>> begin Supplied material

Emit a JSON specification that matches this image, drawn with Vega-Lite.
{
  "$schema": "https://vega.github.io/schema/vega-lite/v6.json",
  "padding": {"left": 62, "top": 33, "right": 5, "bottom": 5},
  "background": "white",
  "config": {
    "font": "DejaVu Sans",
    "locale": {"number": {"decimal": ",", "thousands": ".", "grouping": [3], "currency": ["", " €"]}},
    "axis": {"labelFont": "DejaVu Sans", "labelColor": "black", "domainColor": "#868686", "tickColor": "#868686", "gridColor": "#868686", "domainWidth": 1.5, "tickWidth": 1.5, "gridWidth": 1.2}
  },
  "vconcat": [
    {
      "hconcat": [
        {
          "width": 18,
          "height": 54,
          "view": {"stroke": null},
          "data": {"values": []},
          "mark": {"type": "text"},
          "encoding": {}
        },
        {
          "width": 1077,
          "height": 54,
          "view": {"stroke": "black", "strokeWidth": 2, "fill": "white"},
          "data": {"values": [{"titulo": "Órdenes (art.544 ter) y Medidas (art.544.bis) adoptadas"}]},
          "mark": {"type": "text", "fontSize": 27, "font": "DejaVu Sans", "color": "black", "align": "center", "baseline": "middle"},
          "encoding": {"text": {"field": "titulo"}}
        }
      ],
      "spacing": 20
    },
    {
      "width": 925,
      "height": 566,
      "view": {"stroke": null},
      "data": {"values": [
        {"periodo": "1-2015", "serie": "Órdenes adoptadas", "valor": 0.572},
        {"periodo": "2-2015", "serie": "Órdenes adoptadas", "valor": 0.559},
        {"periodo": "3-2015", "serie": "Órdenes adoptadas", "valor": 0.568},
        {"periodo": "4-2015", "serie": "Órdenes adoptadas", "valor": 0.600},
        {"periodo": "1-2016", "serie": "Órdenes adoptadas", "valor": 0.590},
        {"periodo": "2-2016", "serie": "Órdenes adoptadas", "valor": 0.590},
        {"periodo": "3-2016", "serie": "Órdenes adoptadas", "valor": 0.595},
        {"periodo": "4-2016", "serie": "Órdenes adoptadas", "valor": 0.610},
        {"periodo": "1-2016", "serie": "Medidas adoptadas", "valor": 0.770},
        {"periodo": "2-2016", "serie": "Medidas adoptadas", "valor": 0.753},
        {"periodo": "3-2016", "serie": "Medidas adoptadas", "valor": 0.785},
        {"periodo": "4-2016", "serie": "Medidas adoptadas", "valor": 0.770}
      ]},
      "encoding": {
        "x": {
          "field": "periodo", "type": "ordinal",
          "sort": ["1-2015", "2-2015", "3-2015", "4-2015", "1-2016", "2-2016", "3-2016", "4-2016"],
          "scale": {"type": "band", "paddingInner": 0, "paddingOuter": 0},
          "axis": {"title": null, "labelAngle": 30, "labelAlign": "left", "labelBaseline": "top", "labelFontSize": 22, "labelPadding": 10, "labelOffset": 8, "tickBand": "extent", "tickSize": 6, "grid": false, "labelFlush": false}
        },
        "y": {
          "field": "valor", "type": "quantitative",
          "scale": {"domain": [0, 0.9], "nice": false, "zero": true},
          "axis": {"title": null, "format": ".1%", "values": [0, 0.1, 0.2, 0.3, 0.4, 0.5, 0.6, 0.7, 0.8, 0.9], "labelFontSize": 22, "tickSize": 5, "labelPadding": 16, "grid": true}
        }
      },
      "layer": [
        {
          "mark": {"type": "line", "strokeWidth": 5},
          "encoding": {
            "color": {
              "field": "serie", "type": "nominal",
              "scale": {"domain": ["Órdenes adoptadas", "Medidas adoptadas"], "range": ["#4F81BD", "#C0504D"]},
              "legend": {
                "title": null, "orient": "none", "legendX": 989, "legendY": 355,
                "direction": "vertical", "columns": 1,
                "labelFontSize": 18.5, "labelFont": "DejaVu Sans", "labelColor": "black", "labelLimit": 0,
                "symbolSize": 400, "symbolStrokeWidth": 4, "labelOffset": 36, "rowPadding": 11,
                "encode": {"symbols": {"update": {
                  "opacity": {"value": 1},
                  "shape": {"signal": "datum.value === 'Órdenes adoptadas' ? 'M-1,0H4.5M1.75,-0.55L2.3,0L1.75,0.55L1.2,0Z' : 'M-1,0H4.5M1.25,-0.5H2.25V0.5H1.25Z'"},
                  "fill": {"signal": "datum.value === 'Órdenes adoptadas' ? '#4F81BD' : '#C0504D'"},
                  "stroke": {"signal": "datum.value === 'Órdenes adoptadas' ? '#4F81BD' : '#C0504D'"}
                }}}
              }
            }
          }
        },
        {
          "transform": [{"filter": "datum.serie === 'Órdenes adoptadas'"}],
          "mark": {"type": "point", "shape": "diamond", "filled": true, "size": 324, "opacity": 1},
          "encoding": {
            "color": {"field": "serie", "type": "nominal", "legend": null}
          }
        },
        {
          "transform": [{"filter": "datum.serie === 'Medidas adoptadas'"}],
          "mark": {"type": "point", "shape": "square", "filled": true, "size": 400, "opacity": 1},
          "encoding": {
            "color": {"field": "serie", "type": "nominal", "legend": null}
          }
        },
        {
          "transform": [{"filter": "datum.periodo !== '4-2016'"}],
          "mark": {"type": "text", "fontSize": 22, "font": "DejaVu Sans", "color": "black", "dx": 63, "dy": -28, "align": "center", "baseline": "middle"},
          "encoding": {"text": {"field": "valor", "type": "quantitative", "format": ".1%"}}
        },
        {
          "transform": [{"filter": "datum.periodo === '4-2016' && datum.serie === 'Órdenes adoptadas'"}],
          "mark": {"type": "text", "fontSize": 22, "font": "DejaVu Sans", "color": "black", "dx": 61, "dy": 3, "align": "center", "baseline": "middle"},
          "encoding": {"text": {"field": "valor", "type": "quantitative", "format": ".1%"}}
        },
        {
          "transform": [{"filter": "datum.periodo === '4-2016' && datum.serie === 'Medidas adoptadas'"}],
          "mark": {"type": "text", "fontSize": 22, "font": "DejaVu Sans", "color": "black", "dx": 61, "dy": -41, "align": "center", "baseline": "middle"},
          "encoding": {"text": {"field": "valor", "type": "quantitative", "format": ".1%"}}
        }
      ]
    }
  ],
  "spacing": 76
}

>> end Supplied material

#### Directive
Print the material above once more, exactly.

#### Exercise response
Emit a JSON specification that matches this image, drawn with Vega-Lite.
{
  "$schema": "https://vega.github.io/schema/vega-lite/v6.json",
  "padding": {"left": 62, "top": 33, "right": 5, "bottom": 5},
  "background": "white",
  "config": {
    "font": "DejaVu Sans",
    "locale": {"number": {"decimal": ",", "thousands": ".", "grouping": [3], "currency": ["", " €"]}},
    "axis": {"labelFont": "DejaVu Sans", "labelColor": "black", "domainColor": "#868686", "tickColor": "#868686", "gridColor": "#868686", "domainWidth": 1.5, "tickWidth": 1.5, "gridWidth": 1.2}
  },
  "vconcat": [
    {
      "hconcat": [
        {
          "width": 18,
          "height": 54,
          "view": {"stroke": null},
          "data": {"values": []},
          "mark": {"type": "text"},
          "encoding": {}
        },
        {
          "width": 1077,
          "height": 54,
          "view": {"stroke": "black", "strokeWidth": 2, "fill": "white"},
          "data": {"values": [{"titulo": "Órdenes (art.544 ter) y Medidas (art.544.bis) adoptadas"}]},
          "mark": {"type": "text", "fontSize": 27, "font": "DejaVu Sans", "color": "black", "align": "center", "baseline": "middle"},
          "encoding": {"text": {"field": "titulo"}}
        }
      ],
      "spacing": 20
    },
    {
      "width": 925,
      "height": 566,
      "view": {"stroke": null},
      "data": {"values": [
        {"periodo": "1-2015", "serie": "Órdenes adoptadas", "valor": 0.572},
        {"periodo": "2-2015", "serie": "Órdenes adoptadas", "valor": 0.559},
        {"periodo": "3-2015", "serie": "Órdenes adoptadas", "valor": 0.568},
        {"periodo": "4-2015", "serie": "Órdenes adoptadas", "valor": 0.600},
        {"periodo": "1-2016", "serie": "Órdenes adoptadas", "valor": 0.590},
        {"periodo": "2-2016", "serie": "Órdenes adoptadas", "valor": 0.590},
        {"periodo": "3-2016", "serie": "Órdenes adoptadas", "valor": 0.595},
        {"periodo": "4-2016", "serie": "Órdenes adoptadas", "valor": 0.610},
        {"periodo": "1-2016", "serie": "Medidas adoptadas", "valor": 0.770},
        {"periodo": "2-2016", "serie": "Medidas adoptadas", "valor": 0.753},
        {"periodo": "3-2016", "serie": "Medidas adoptadas", "valor": 0.785},
        {"periodo": "4-2016", "serie": "Medidas adoptadas", "valor": 0.770}
      ]},
      "encoding": {
        "x": {
          "field": "periodo", "type": "ordinal",
          "sort": ["1-2015", "2-2015", "3-2015", "4-2015", "1-2016", "2-2016", "3-2016", "4-2016"],
          "scale": {"type": "band", "paddingInner": 0, "paddingOuter": 0},
          "axis": {"title": null, "labelAngle": 30, "labelAlign": "left", "labelBaseline": "top", "labelFontSize": 22, "labelPadding": 10, "labelOffset": 8, "tickBand": "extent", "tickSize": 6, "grid": false, "labelFlush": false}
        },
        "y": {
          "field": "valor", "type": "quantitative",
          "scale": {"domain": [0, 0.9], "nice": false, "zero": true},
          "axis": {"title": null, "format": ".1%", "values": [0, 0.1, 0.2, 0.3, 0.4, 0.5, 0.6, 0.7, 0.8, 0.9], "labelFontSize": 22, "tickSize": 5, "labelPadding": 16, "grid": true}
        }
      },
      "layer": [
        {
          "mark": {"type": "line", "strokeWidth": 5},
          "encoding": {
            "color": {
              "field": "serie", "type": "nominal",
              "scale": {"domain": ["Órdenes adoptadas", "Medidas adoptadas"], "range": ["#4F81BD", "#C0504D"]},
              "legend": {
                "title": null, "orient": "none", "legendX": 989, "legendY": 355,
                "direction": "vertical", "columns": 1,
                "labelFontSize": 18.5, "labelFont": "DejaVu Sans", "labelColor": "black", "labelLimit": 0,
                "symbolSize": 400, "symbolStrokeWidth": 4, "labelOffset": 36, "rowPadding": 11,
                "encode": {"symbols": {"update": {
                  "opacity": {"value": 1},
                  "shape": {"signal": "datum.value === 'Órdenes adoptadas' ? 'M-1,0H4.5M1.75,-0.55L2.3,0L1.75,0.55L1.2,0Z' : 'M-1,0H4.5M1.25,-0.5H2.25V0.5H1.25Z'"},
                  "fill": {"signal": "datum.value === 'Órdenes adoptadas' ? '#4F81BD' : '#C0504D'"},
                  "stroke": {"signal": "datum.value === 'Órdenes adoptadas' ? '#4F81BD' : '#C0504D'"}
                }}}
              }
            }
          }
        },
        {
          "transform": [{"filter": "datum.serie === 'Órdenes adoptadas'"}],
          "mark": {"type": "point", "shape": "diamond", "filled": true, "size": 324, "opacity": 1},
          "encoding": {
            "color": {"field": "serie", "type": "nominal", "legend": null}
          }
        },
        {
          "transform": [{"filter": "datum.serie === 'Medidas adoptadas'"}],
          "mark": {"type": "point", "shape": "square", "filled": true, "size": 400, "opacity": 1},
          "encoding": {
            "color": {"field": "serie", "type": "nominal", "legend": null}
          }
        },
        {
          "transform": [{"filter": "datum.periodo !== '4-2016'"}],
          "mark": {"type": "text", "fontSize": 22, "font": "DejaVu Sans", "color": "black", "dx": 63, "dy": -28, "align": "center", "baseline": "middle"},
          "encoding": {"text": {"field": "valor", "type": "quantitative", "format": ".1%"}}
        },
        {
          "transform": [{"filter": "datum.periodo === '4-2016' && datum.serie === 'Órdenes adoptadas'"}],
          "mark": {"type": "text", "fontSize": 22, "font": "DejaVu Sans", "color": "black", "dx": 61, "dy": 3, "align": "center", "baseline": "middle"},
          "encoding": {"text": {"field": "valor", "type": "quantitative", "format": ".1%"}}
        },
        {
          "transform": [{"filter": "datum.periodo === '4-2016' && datum.serie === 'Medidas adoptadas'"}],
          "mark": {"type": "text", "fontSize": 22, "font": "DejaVu Sans", "color": "black", "dx": 61, "dy": -41, "align": "center", "baseline": "middle"},
          "encoding": {"text": {"field": "valor", "type": "quantitative", "format": ".1%"}}
        }
      ]
    }
  ],
  "spacing": 76
}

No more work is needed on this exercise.